# [Request]
Restate the material word for word and leave out anything that is a picture.

++++++++

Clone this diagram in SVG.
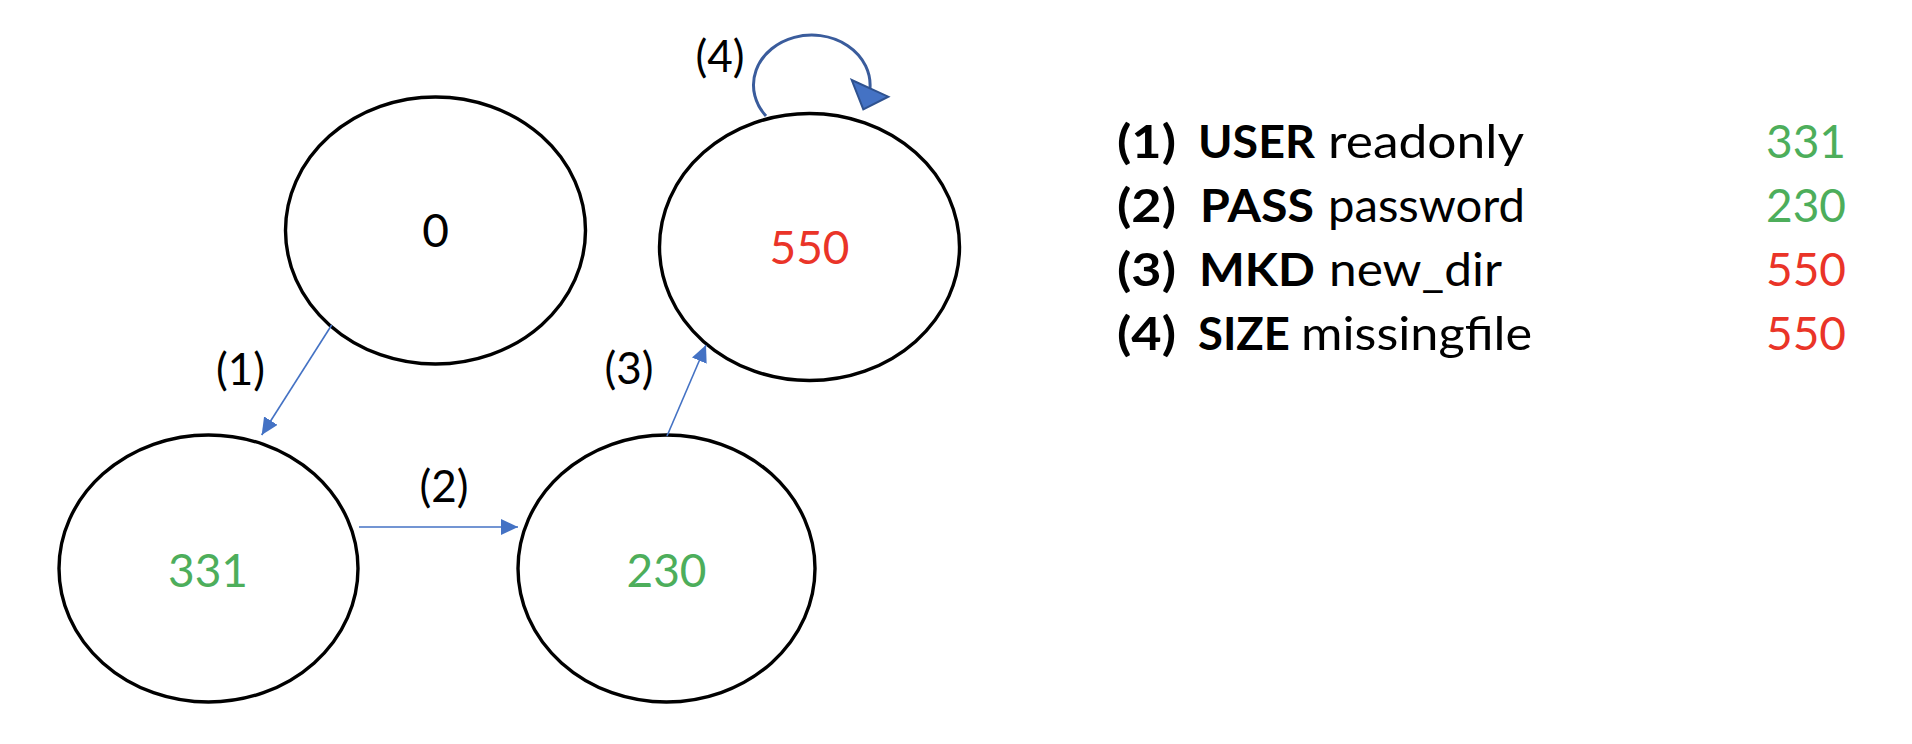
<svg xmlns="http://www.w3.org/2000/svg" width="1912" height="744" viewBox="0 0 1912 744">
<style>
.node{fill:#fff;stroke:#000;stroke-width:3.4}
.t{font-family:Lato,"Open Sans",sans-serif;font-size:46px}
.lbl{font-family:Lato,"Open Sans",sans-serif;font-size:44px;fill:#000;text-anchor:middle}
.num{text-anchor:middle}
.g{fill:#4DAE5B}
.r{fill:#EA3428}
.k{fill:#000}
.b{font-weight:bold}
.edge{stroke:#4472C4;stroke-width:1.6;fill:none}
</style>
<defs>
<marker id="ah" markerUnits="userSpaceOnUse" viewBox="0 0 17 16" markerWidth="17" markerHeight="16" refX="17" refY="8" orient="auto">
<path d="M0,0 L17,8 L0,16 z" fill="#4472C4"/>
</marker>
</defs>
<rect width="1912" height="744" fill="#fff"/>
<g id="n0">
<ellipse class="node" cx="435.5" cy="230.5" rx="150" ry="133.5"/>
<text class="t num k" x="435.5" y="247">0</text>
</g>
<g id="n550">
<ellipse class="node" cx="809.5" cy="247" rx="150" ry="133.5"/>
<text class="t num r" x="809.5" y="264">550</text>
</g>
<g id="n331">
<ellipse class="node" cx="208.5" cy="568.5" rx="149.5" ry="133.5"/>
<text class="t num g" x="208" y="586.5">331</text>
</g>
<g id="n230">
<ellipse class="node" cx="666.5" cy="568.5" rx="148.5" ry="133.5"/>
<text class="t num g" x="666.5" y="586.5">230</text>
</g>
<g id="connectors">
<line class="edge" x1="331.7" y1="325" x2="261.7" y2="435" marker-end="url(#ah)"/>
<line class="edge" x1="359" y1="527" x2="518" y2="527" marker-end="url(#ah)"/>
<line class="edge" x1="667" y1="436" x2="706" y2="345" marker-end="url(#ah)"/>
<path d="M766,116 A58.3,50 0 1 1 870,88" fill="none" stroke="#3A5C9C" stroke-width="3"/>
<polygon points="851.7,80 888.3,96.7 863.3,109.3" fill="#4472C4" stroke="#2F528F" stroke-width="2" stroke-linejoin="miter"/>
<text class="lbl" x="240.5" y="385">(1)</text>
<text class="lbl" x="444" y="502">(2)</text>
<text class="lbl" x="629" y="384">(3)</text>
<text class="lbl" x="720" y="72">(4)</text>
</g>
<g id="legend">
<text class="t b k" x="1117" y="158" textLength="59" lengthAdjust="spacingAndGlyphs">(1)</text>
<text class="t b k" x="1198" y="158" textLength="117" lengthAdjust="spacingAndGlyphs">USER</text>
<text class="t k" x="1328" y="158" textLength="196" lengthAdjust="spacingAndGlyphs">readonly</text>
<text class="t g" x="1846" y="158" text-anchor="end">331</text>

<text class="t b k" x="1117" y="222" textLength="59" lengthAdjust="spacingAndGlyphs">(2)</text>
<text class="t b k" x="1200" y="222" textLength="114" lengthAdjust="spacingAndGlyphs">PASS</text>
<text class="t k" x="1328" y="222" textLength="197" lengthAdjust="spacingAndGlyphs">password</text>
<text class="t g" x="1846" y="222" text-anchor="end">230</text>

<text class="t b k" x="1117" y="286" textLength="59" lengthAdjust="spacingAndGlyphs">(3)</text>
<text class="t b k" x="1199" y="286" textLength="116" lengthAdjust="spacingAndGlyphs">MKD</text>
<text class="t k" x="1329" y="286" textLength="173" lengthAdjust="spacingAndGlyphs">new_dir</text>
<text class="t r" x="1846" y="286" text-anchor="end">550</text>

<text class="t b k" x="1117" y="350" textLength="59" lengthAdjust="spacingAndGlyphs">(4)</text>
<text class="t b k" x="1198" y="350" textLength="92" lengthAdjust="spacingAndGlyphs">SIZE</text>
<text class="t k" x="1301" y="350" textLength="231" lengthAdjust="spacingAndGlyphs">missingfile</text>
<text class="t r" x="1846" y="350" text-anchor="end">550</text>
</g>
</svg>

++++++++

# [Right answer]
Clone this diagram in SVG.
<svg xmlns="http://www.w3.org/2000/svg" width="1912" height="744" viewBox="0 0 1912 744">
<style>
.node{fill:#fff;stroke:#000;stroke-width:3.4}
.t{font-family:Lato,"Open Sans",sans-serif;font-size:46px}
.lbl{font-family:Lato,"Open Sans",sans-serif;font-size:44px;fill:#000;text-anchor:middle}
.num{text-anchor:middle}
.g{fill:#4DAE5B}
.r{fill:#EA3428}
.k{fill:#000}
.b{font-weight:bold}
.edge{stroke:#4472C4;stroke-width:1.6;fill:none}
</style>
<defs>
<marker id="ah" markerUnits="userSpaceOnUse" viewBox="0 0 17 16" markerWidth="17" markerHeight="16" refX="17" refY="8" orient="auto">
<path d="M0,0 L17,8 L0,16 z" fill="#4472C4"/>
</marker>
</defs>
<rect width="1912" height="744" fill="#fff"/>
<g id="n0">
<ellipse class="node" cx="435.5" cy="230.5" rx="150" ry="133.5"/>
<text class="t num k" x="435.5" y="247">0</text>
</g>
<g id="n550">
<ellipse class="node" cx="809.5" cy="247" rx="150" ry="133.5"/>
<text class="t num r" x="809.5" y="264">550</text>
</g>
<g id="n331">
<ellipse class="node" cx="208.5" cy="568.5" rx="149.5" ry="133.5"/>
<text class="t num g" x="208" y="586.5">331</text>
</g>
<g id="n230">
<ellipse class="node" cx="666.5" cy="568.5" rx="148.5" ry="133.5"/>
<text class="t num g" x="666.5" y="586.5">230</text>
</g>
<g id="connectors">
<line class="edge" x1="331.7" y1="325" x2="261.7" y2="435" marker-end="url(#ah)"/>
<line class="edge" x1="359" y1="527" x2="518" y2="527" marker-end="url(#ah)"/>
<line class="edge" x1="667" y1="436" x2="706" y2="345" marker-end="url(#ah)"/>
<path d="M766,116 A58.3,50 0 1 1 870,88" fill="none" stroke="#3A5C9C" stroke-width="3"/>
<polygon points="851.7,80 888.3,96.7 863.3,109.3" fill="#4472C4" stroke="#2F528F" stroke-width="2" stroke-linejoin="miter"/>
<text class="lbl" x="240.5" y="385">(1)</text>
<text class="lbl" x="444" y="502">(2)</text>
<text class="lbl" x="629" y="384">(3)</text>
<text class="lbl" x="720" y="72">(4)</text>
</g>
<g id="legend">
<text class="t b k" x="1117" y="158" textLength="59" lengthAdjust="spacingAndGlyphs">(1)</text>
<text class="t b k" x="1198" y="158" textLength="117" lengthAdjust="spacingAndGlyphs">USER</text>
<text class="t k" x="1328" y="158" textLength="196" lengthAdjust="spacingAndGlyphs">readonly</text>
<text class="t g" x="1846" y="158" text-anchor="end">331</text>

<text class="t b k" x="1117" y="222" textLength="59" lengthAdjust="spacingAndGlyphs">(2)</text>
<text class="t b k" x="1200" y="222" textLength="114" lengthAdjust="spacingAndGlyphs">PASS</text>
<text class="t k" x="1328" y="222" textLength="197" lengthAdjust="spacingAndGlyphs">password</text>
<text class="t g" x="1846" y="222" text-anchor="end">230</text>

<text class="t b k" x="1117" y="286" textLength="59" lengthAdjust="spacingAndGlyphs">(3)</text>
<text class="t b k" x="1199" y="286" textLength="116" lengthAdjust="spacingAndGlyphs">MKD</text>
<text class="t k" x="1329" y="286" textLength="173" lengthAdjust="spacingAndGlyphs">new_dir</text>
<text class="t r" x="1846" y="286" text-anchor="end">550</text>

<text class="t b k" x="1117" y="350" textLength="59" lengthAdjust="spacingAndGlyphs">(4)</text>
<text class="t b k" x="1198" y="350" textLength="92" lengthAdjust="spacingAndGlyphs">SIZE</text>
<text class="t k" x="1301" y="350" textLength="231" lengthAdjust="spacingAndGlyphs">missingfile</text>
<text class="t r" x="1846" y="350" text-anchor="end">550</text>
</g>
</svg>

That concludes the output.